Oman's State General Reserve Fund (SGRF) has boosted its buying of shares in the local stock market as prices have slid to attractive levels, the fund's executive president said.

The Muscat Securities Market's (MSM) main index is down 20 percent from its November peak, hit by concern that the plunge in global oil prices will crimp government spending and therefore corporate profit growth.

The government has already revealed plans to raise money by cutting natural gas subsidies for industry, and is considering a range of other spending cuts and tax rises.

"For the last three to four weeks we have been investing in MSM at higher volumes. Not as a government, but as an investment firm seeking and seizing opportunities," Abdulsalam Al Murshidi told Reuters at the end of the past trading week.

The SGRF is Oman's largest sovereign wealth fund and has assets totalling about $13 billion, according to an estimate by the Sovereign Wealth Fund Institute, which studies the industry.

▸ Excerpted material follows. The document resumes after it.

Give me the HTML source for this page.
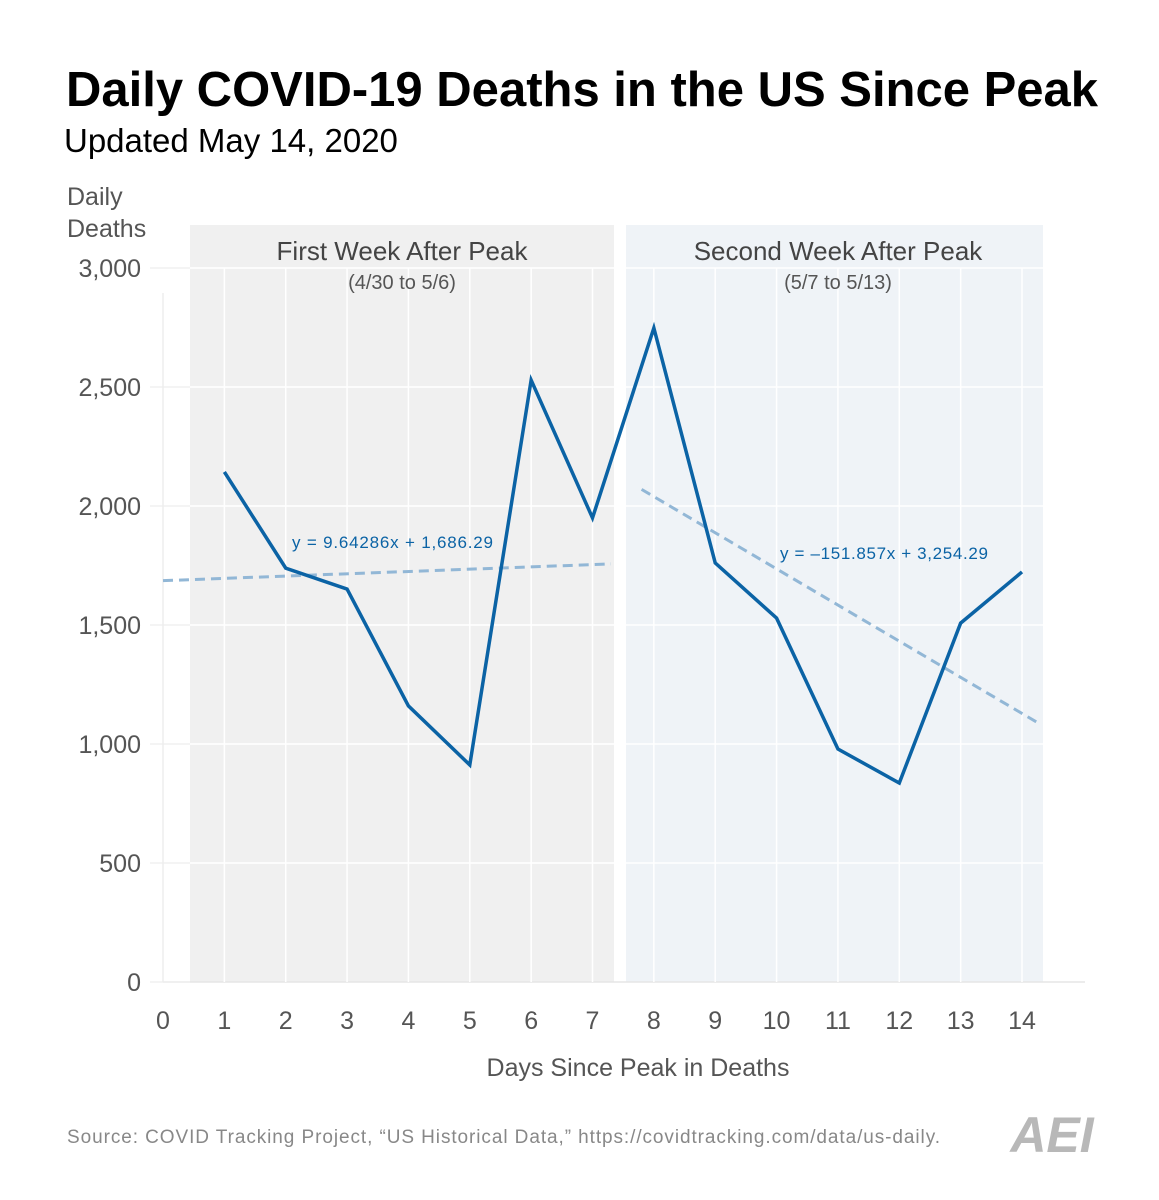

"It is part of our mandate to look internationally for new opportunities for investment. With the decline in share prices locally, and by studying the market fundamentals, we have seen an attractive investment waiting to be tapped," Murshidi said.

"Hence we started investing some of the fund's available liquidity. SGRF has the appetite to invest its whole local-investment allocation and more when large corporations and companies are undervalued."

The stock market's drop will soon be reversed, Murshidi predicted, as the government announces its 2015 budget in coming weeks and continues spending on major infrastructure and strategic economic projects.

Ahmad Al Marhoon, director-general of the MSM, said the government had "no intention to intervene and control the market".

Recalling past cases when Omani share prices stumbled because of international crises, he said: "We have been in this situation before. The government didn't intervene then, and there is no need to do so now either. It is an opportunity for investors."

He added, "The current drop in the share prices is not unusual. People tend to lose trust during crises, and start selling their shares out of unjustified fear. But others see it as an opportunity to buy at lower prices."